As Forrestal steamed for Subic Bay, a memorial service was held in Hangar Bay One for the crewmen who had given their lives for their ship and their country. More than 2,000 Forrestal men listened to and prayed with Chaplains Geoffrey Gaughan and David Cooper as they paid tribute to their lost shipmates. The three volleys fired by 13 U.S. Marines were followed by the benediction, which closed the service after 15 minutes of prayer and hymns.
The heroes and the brave men aboard Forrestal were uniformly praised by those under whom they served. Vice Adm. C. T. Booth, ComNavAirLant, paid tribute to their courage, as did Adm. Roy L. Johnson, CinCPacFlt, Adm. E. P.

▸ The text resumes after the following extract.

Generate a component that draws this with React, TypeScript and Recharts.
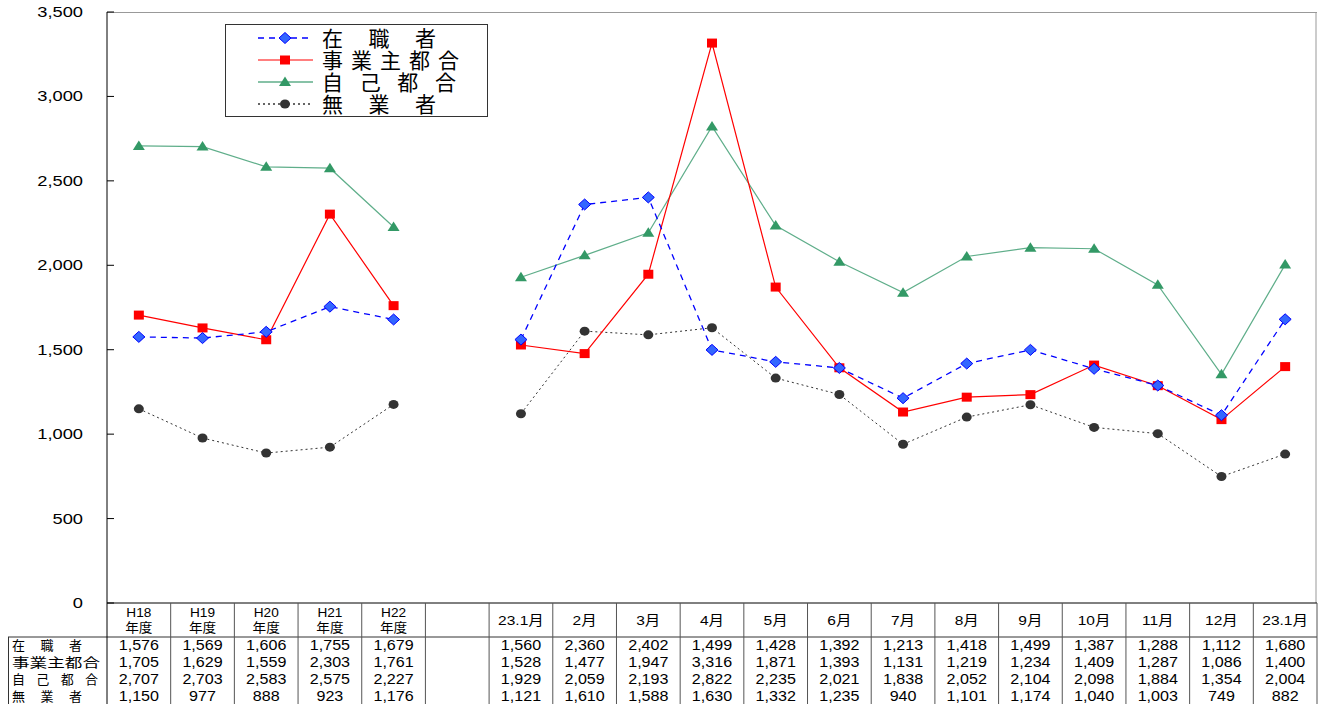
import React from 'react';
import { LineChart, Line, XAxis, YAxis, CartesianGrid } from 'recharts';

// column headers (two lines for the fiscal-year columns, blank gap column)
const headTop = ['H18', 'H19', 'H20', 'H21', 'H22', '', '23.1月', '2月', '3月', '4月', '5月', '6月', '7月', '8月', '9月', '10月', '11月', '12月', '23.1月'];
const headBottom = ['年度', '年度', '年度', '年度', '年度', '', '', '', '', '', '', '', '', '', '', '', '', '', ''];

const zaishoku = [1576, 1569, 1606, 1755, 1679, null, 1560, 2360, 2402, 1499, 1428, 1392, 1213, 1418, 1499, 1387, 1288, 1112, 1680];
const jigyo = [1705, 1629, 1559, 2303, 1761, null, 1528, 1477, 1947, 3316, 1871, 1393, 1131, 1219, 1234, 1409, 1287, 1086, 1400];
const jiko = [2707, 2703, 2583, 2575, 2227, null, 1929, 2059, 2193, 2822, 2235, 2021, 1838, 2052, 2104, 2098, 1884, 1354, 2004];
const mugyo = [1150, 977, 888, 923, 1176, null, 1121, 1610, 1588, 1630, 1332, 1235, 940, 1101, 1174, 1040, 1003, 749, 882];

const yTicks = [0, 500, 1000, 1500, 2000, 2500, 3000, 3500];

const rowLabels = ['在職者', '事業主都合', '自己都合', '無業者'];
const rowSeries = [zaishoku, jigyo, jiko, mugyo];

const data = headTop.map((_, i) => ({
  key: 'c' + i,
  zaishoku: zaishoku[i],
  jigyo: jigyo[i],
  jiko: jiko[i],
  mugyo: mugyo[i],
}));

const W = 1327;
const H = 704;
const PLOT_L = 107;
const PLOT_R = 1317;
const PLOT_T = 12;
const PLOT_B = 603;
const COL = (PLOT_R - PLOT_L) / headTop.length;

const NUM_FONT = '"Liberation Sans", Arial, sans-serif';
const JP_FONT = '"Liberation Sans", "Noto Sans CJK JP", sans-serif';

const fmt = (v: number) => v.toLocaleString('en-US');

const StretchText = ({ x, y, children, size = 14, sx = 1.15, anchor = 'middle' }: any) => (
  <text
    transform={`translate(${x},${y}) scale(${sx},1)`}
    x={0}
    y={0}
    textAnchor={anchor}
    dominantBaseline="central"
    fontSize={size}
    fontFamily={JP_FONT}
    fill="#000"
  >
    {children}
  </text>
);

const rowY = [645, 662, 679, 696];
const labelLen = [70, 88, 86, 70];
const labelAdj = ['spacing', 'spacingAndGlyphs', 'spacing', 'spacing'];

const TableTick = (props: any) => {
  const { x, payload } = props;
  const i = Number(String(payload.value).slice(1));
  const left = x - COL / 2;
  const right = x + COL / 2;
  return (
    <g>
      {i === 0 && (
        <g>
          <line x1={8} y1={637} x2={PLOT_R} y2={637} stroke="#333" />
          <line x1={8.5} y1={637} x2={8.5} y2={H} stroke="#333" />
          <line x1={left} y1={PLOT_B} x2={left} y2={H} stroke="#000" />
          {rowLabels.map((lab, r) => (
            <text
              key={lab}
              x={12}
              y={rowY[r]}
              dominantBaseline="central"
              fontSize={13}
              fontFamily={JP_FONT}
              textLength={labelLen[r]}
              lengthAdjust={labelAdj[r]}
              fill="#000"
            >
              {lab}
            </text>
          ))}
        </g>
      )}
      <line x1={right} y1={PLOT_B} x2={right} y2={H} stroke="#555" />
      {headBottom[i] ? (
        <g>
          <StretchText x={x} y={613} size={13} sx={1.05}>{headTop[i]}</StretchText>
          <StretchText x={x} y={628} size={13} sx={1.05}>{headBottom[i]}</StretchText>
        </g>
      ) : (
        <StretchText x={x} y={620} size={13.5} sx={1.15}>{headTop[i]}</StretchText>
      )}
      {rowSeries.map((s, r) =>
        s[i] == null ? null : (
          <StretchText key={r} x={x} y={rowY[r]} size={14} sx={1.15}>{fmt(s[i] as number)}</StretchText>
        ),
      )}
    </g>
  );
};

const YTick = (props: any) => {
  const { y, payload } = props;
  return (
    <g>
      <line x1={PLOT_L} y1={y} x2={PLOT_L + 7} y2={y} stroke="#000" />
      <text
        transform={`translate(${PLOT_L - 24},${y}) scale(1.22,1)`}
        textAnchor="end"
        dominantBaseline="central"
        fontSize={15}
        fontFamily={NUM_FONT}
        fill="#000"
      >
        {fmt(payload.value)}
      </text>
    </g>
  );
};

const diamond = (p: any) => {
  const { cx, cy, index } = p;
  if (cy == null || cx == null) return <g key={index} />;
  return (
    <polygon
      key={index}
      points={`${cx},${cy - 5.5} ${cx + 6},${cy} ${cx},${cy + 5.5} ${cx - 6},${cy}`}
      fill="#3366ff"
      stroke="#0000ff"
      strokeWidth={1}
    />
  );
};

const square = (p: any) => {
  const { cx, cy, index } = p;
  if (cy == null || cx == null) return <g key={index} />;
  return <rect key={index} x={cx - 5} y={cy - 4.5} width={10} height={9} fill="#ff0000" />;
};

const triangle = (p: any) => {
  const { cx, cy, index } = p;
  if (cy == null || cx == null) return <g key={index} />;
  return (
    <polygon
      key={index}
      points={`${cx},${cy - 5.5} ${cx + 6},${cy + 4} ${cx - 6},${cy + 4}`}
      fill="#339966"
    />
  );
};

const circle = (p: any) => {
  const { cx, cy, index } = p;
  if (cy == null || cx == null) return <g key={index} />;
  return <ellipse key={index} cx={cx} cy={cy} rx={5} ry={4.5} fill="#333333" />;
};

const legendItems = [
  { name: '在職者', color: '#0000ff', dash: '6 5', marker: 'diamond', len: 114 },
  { name: '事業主都合', color: '#ff5555', dash: undefined, marker: 'square', len: 137 },
  { name: '自己都合', color: '#5fae8a', dash: undefined, marker: 'triangle', len: 134 },
  { name: '無業者', color: '#333333', dash: '2 3', marker: 'circle', len: 114 },
];

const LegendBox = () => (
  <div
    style={{
      position: 'absolute',
      left: 225,
      top: 24,
      width: 261,
      height: 91,
      border: '1px solid #333',
      background: '#fff',
    }}
  >
    <svg width={261} height={91}>
      {legendItems.map((it, r) => {
        const y = 13 + r * 22;
        const cx = 59;
        const mk =
          it.marker === 'diamond' ? diamond({ cx, cy: y, index: 0 }) :
          it.marker === 'square' ? square({ cx, cy: y, index: 0 }) :
          it.marker === 'triangle' ? triangle({ cx, cy: y, index: 0 }) :
          circle({ cx, cy: y, index: 0 });
        return (
          <g key={it.name}>
            <line x1={32} y1={y} x2={87} y2={y} stroke={it.color} strokeWidth={1.3} strokeDasharray={it.dash} />
            {mk}
            <text
              x={96}
              y={y}
              dominantBaseline="central"
              fontSize={21}
              fontFamily={JP_FONT}
              textLength={it.len}
              lengthAdjust="spacing"
              fill="#000"
            >
              {it.name}
            </text>
          </g>
        );
      })}
    </svg>
  </div>
);

export default function App() {
  return (
    <div style={{ position: 'absolute', left: 0, top: 0, width: W, height: H, background: '#fff', overflow: 'hidden' }}>
      <LineChart
        width={W}
        height={H}
        data={data}
        margin={{ top: PLOT_T, right: W - PLOT_R, bottom: 0, left: 0 }}
      >
        <CartesianGrid horizontalPoints={[PLOT_T + 0.5]} verticalPoints={[PLOT_R - 1]} stroke="#999" />
        <XAxis
          dataKey="key"
          interval={0}
          height={H - PLOT_B}
          tickLine={false}
          tickSize={0}
          tickMargin={0}
          axisLine={{ stroke: '#000' }}
          padding={{ left: COL / 2, right: COL / 2 }}
          tick={<TableTick />}
        />
        <YAxis
          width={PLOT_L}
          domain={[0, 3500]}
          ticks={yTicks}
          interval={0}
          tickLine={false}
          tickSize={0}
          tickMargin={0}
          axisLine={{ stroke: '#000' }}
          tick={<YTick />}
        />
        <Line
          dataKey="mugyo"
          stroke="#333333"
          strokeWidth={1}
          strokeDasharray="2 3"
          dot={circle}
          isAnimationActive={false}
        />
        <Line
          dataKey="jiko"
          stroke="#5fae8a"
          strokeWidth={1.2}
          dot={triangle}
          isAnimationActive={false}
        />
        <Line
          dataKey="jigyo"
          stroke="#ff0000"
          strokeWidth={1.2}
          dot={square}
          isAnimationActive={false}
        />
        <Line
          dataKey="zaishoku"
          stroke="#0000ff"
          strokeWidth={1.3}
          strokeDasharray="6 5"
          dot={diamond}
          isAnimationActive={false}
        />
      </LineChart>
      <LegendBox />
    </div>
  );
}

Holmes, CinCLantFlt, and Paul Nitze, Deputy Secretary of Defense, who also spoke for Secretary of Defense Robert S. McNamara.
And there was this personal message to Capt. Beling: "I want you and the men of your command to know that the thoughts of the American people are with you at this tragic time. We all feel a great sense of personal loss. The devotion to duty and courage of your men have not gone unnoticed. The sacrifices they have made shall not be in vain." It was signed by Lyndon B. Johnson.
Capt. Beling also commented on his crew: "I am most proud of the way the crew reacted. The thing that is foremost in my mind is the concrete demonstration that I have seen of the worth of American youth. I saw many examples of heroism. I saw, and subsequently heard of, not one single example of cowardice."